Он улёгся, положив голову на диванный валик, дальний от рядом с диваном стоя­щего моего декла­ма­ци­он­ного стула, а его вытя­нутые ноги в белых носках опира­лись икрами на ближний ко мне валик и их узкие длинные ступни нахо­ди­лись в полу­метре от меня.
Все время моего вдох­но­вен­ного чтения парень лежал непо­движно, полу­при­крыв веки и не проявлял ника­кого инте­реса к проис­хо­дя­щему. Ничего так ни обижает артиста, как показное безраз­личие зрителя. Я не смог преодо­леть его, как ни старался.
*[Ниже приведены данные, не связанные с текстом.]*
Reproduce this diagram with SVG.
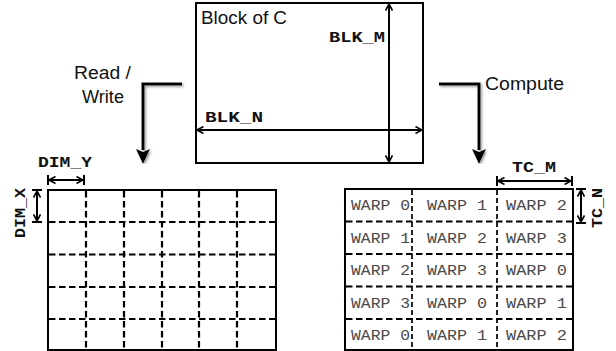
<svg xmlns="http://www.w3.org/2000/svg" width="616" height="351" viewBox="0 0 616 351">
<style>
.sans{font-family:"Liberation Sans",Arial,sans-serif;font-size:17.5px;fill:#111}
.lbl{font-family:"Liberation Mono","Courier New",monospace;font-weight:bold;font-size:15px;fill:#111}
.warp{font-family:"Liberation Mono","Courier New",monospace;font-size:14px;fill:#4a4a4a}
.solid{fill:none;stroke:#000;stroke-width:2}
.dash{fill:none;stroke:#000;stroke-width:2.2;stroke-dasharray:6.5 3.5}
.dashthin{fill:none;stroke:#000;stroke-width:1.7;stroke-dasharray:5 3}
.dim{fill:none;stroke:#000;stroke-width:2;marker-start:url(#open);marker-end:url(#open)}
.tick{stroke:#000;stroke-width:2}
.flow{fill:none;stroke:#000;stroke-width:3;marker-end:url(#head);filter:url(#sh)}
</style>
<defs>
<marker id="open" markerUnits="userSpaceOnUse" viewBox="0 0 8 8" refX="7.5" refY="4" markerWidth="8" markerHeight="8" orient="auto-start-reverse">
<path d="M1,0.5 L7.5,4 L1,7.5" fill="none" stroke="#000" stroke-width="1.6"/>
</marker>
<marker id="head" markerUnits="userSpaceOnUse" viewBox="0 0 15 14" refX="1" refY="7" markerWidth="15" markerHeight="14" orient="auto">
<path d="M0,0 L15,7 L0,14 L3,7 z" fill="#000"/>
</marker>
<filter id="sh" x="-20%" y="-20%" width="140%" height="140%">
<feDropShadow dx="1.5" dy="1.5" stdDeviation="1.2" flood-color="#777" flood-opacity="0.7"/>
</filter>
</defs>

<g id="block-c">
<rect class="solid" x="196" y="3" width="227" height="160"/>
<text class="sans" x="201" y="24" textLength="86" lengthAdjust="spacingAndGlyphs">Block of C</text>
<line class="dim" x1="389" y1="4" x2="389" y2="162"/>
<text class="lbl" x="329" y="42" textLength="56" lengthAdjust="spacingAndGlyphs">BLK_M</text>
<line class="dim" x1="197" y1="130" x2="422" y2="130"/>
<text class="lbl" x="205" y="122" textLength="58" lengthAdjust="spacingAndGlyphs">BLK_N</text>
</g>

<g id="connectors">
<path class="flow" d="M182,84 H143 V150"/>
<path class="flow" d="M439,84 H479 V150"/>
</g>

<g id="read-write-label">
<text class="sans" x="74" y="79" textLength="57" lengthAdjust="spacingAndGlyphs">Read /</text>
<text class="sans" x="82" y="103" textLength="42" lengthAdjust="spacingAndGlyphs">Write</text>
</g>

<g id="compute-label">
<text class="sans" x="485" y="90" textLength="79" lengthAdjust="spacingAndGlyphs">Compute</text>
</g>

<g id="left-grid">
<rect class="solid" x="48" y="190" width="228" height="160"/>
<path class="dash" d="M86,191 V349 M124,191 V349 M162,191 V349 M199,191 V349 M237,191 V349"/>
<path class="dash" d="M49,222 H275 M49,254.5 H275 M49,287 H275 M49,319 H275"/>
<line class="dim" x1="49" y1="180" x2="83" y2="180"/>
<line class="tick" x1="48" y1="175" x2="48" y2="185"/>
<line class="tick" x1="84" y1="175" x2="84" y2="185"/>
<text class="lbl" x="38" y="167" textLength="54" lengthAdjust="spacingAndGlyphs">DIM_Y</text>
<line class="dim" x1="37" y1="191" x2="37" y2="221"/>
<line class="tick" x1="32" y1="190" x2="42" y2="190"/>
<line class="tick" x1="32" y1="222" x2="42" y2="222"/>
<text class="lbl" transform="translate(25,238) rotate(-90)" x="0" y="0" textLength="50" lengthAdjust="spacingAndGlyphs">DIM_X</text>
</g>

<g id="right-grid">
<rect class="solid" x="345" y="189" width="228" height="161"/>
<path class="dashthin" d="M412,190 V349 M497,190 V349"/>
<path class="dash" d="M346,221.5 H572 M346,254 H572 M346,286.5 H572 M346,319 H572"/>
<g class="warp">
<text x="351" y="210" textLength="59" lengthAdjust="spacingAndGlyphs">WARP 0</text>
<text x="427" y="210" textLength="60" lengthAdjust="spacingAndGlyphs">WARP 1</text>
<text x="506" y="210" textLength="61" lengthAdjust="spacingAndGlyphs">WARP 2</text>
<text x="351" y="242.5" textLength="59" lengthAdjust="spacingAndGlyphs">WARP 1</text>
<text x="427" y="242.5" textLength="60" lengthAdjust="spacingAndGlyphs">WARP 2</text>
<text x="506" y="242.5" textLength="61" lengthAdjust="spacingAndGlyphs">WARP 3</text>
<text x="351" y="275" textLength="59" lengthAdjust="spacingAndGlyphs">WARP 2</text>
<text x="427" y="275" textLength="60" lengthAdjust="spacingAndGlyphs">WARP 3</text>
<text x="506" y="275" textLength="61" lengthAdjust="spacingAndGlyphs">WARP 0</text>
<text x="351" y="307.5" textLength="59" lengthAdjust="spacingAndGlyphs">WARP 3</text>
<text x="427" y="307.5" textLength="60" lengthAdjust="spacingAndGlyphs">WARP 0</text>
<text x="506" y="307.5" textLength="61" lengthAdjust="spacingAndGlyphs">WARP 1</text>
<text x="351" y="340" textLength="59" lengthAdjust="spacingAndGlyphs">WARP 0</text>
<text x="427" y="340" textLength="60" lengthAdjust="spacingAndGlyphs">WARP 1</text>
<text x="506" y="340" textLength="61" lengthAdjust="spacingAndGlyphs">WARP 2</text>
</g>
<line class="dim" x1="498" y1="181" x2="571" y2="181"/>
<line class="tick" x1="497" y1="176" x2="497" y2="186"/>
<line class="tick" x1="572" y1="176" x2="572" y2="186"/>
<text class="lbl" x="512" y="172" textLength="44" lengthAdjust="spacingAndGlyphs">TC_M</text>
<line class="dim" x1="581" y1="190" x2="581" y2="222"/>
<line class="tick" x1="576" y1="189" x2="586" y2="189"/>
<line class="tick" x1="576" y1="223" x2="586" y2="223"/>
<text class="lbl" transform="translate(602,228) rotate(-90)" x="0" y="0" textLength="40" lengthAdjust="spacingAndGlyphs">TC_N</text>
</g>
</svg>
Особенно меня раздра­жали почему-то эти стоящие перед глазами каким-то мало­по­нятным то ли презре­нием, то ли укором его белые-белые носки.
Вечер был испорчен. Я зачислил длин­ного парня во враги, насу­пился и, поко­вы­ряв­шись в торте, есть его не стал. Мать даже забес­по­ко­и­лась, ни заболел ли…
Прошло совсем немного времени и из разго­воров взрослых я узнал, что на следу­ющий день после огор­чив­шего меня празд­нич­ного застолья тот странный нескладно длинный парень покончил жизнь само­убий­ством / застре­лился? / по причине несчастной любви к девушке из соседней женской школы.
Эта была первая, запом­нив­шаяся мне чело­ве­че­ская смерть, и до сих пор, един­ственная в моем окру­жении смерть из-за несчастной любви. На этом печальном событии закон­чи­лась моя звёздно-эстрадная карьера. Я сам, потеряв интерес, и усты­див­шись произо­шедшим с тем парнем, облыжно зачис­ленным мною во враги, прекратил ее. Мать поняла и на продол­жении карьеры не наста­и­вала. Сухой ее остаток: многое из того пушкин­ского, что я запомнил еще не умея читать, помню и до сих пор, на восьмом десятке прожитых лет.
Позже, уже старшим школь­ником, я слышал разго­воры о том, как юный Галь­перин решил уйти из жизни, узнав от добрых людей, что его гордая, непри­ка­са­емая любовь: комсо­молка, спортс­менка и краса­вица, похожая на актрису Людмилу Цели­ков­скую, и игравшая с ним как кошка с мышью, то отпуская, то вновь притя­гивая к себе острыми когот­ками, с девя­того класса жила со своим тренером по гимна­стике, была бере­менна от него и сделала подпольный аборт.
Гово­рили также, что через два года после смерти парня, она, уже студенткой, сорва­лась с верхней жерди разно­вы­соких брусьев и серьёзно повредив позво­ночник, стала калекой на всю остав­шуюся жизнь. Гово­рили, что таким образом бог наказал ее за того парня.
Но то была всего лишь фигура речи. В бога гово­рившие не верили. Тогда, в конце 50-х, религия была еще опиумом для народа и, как таковая, в отличие от нынешних благо­че­стивых времён, началь­ством кате­го­ри­чески не поощрялась.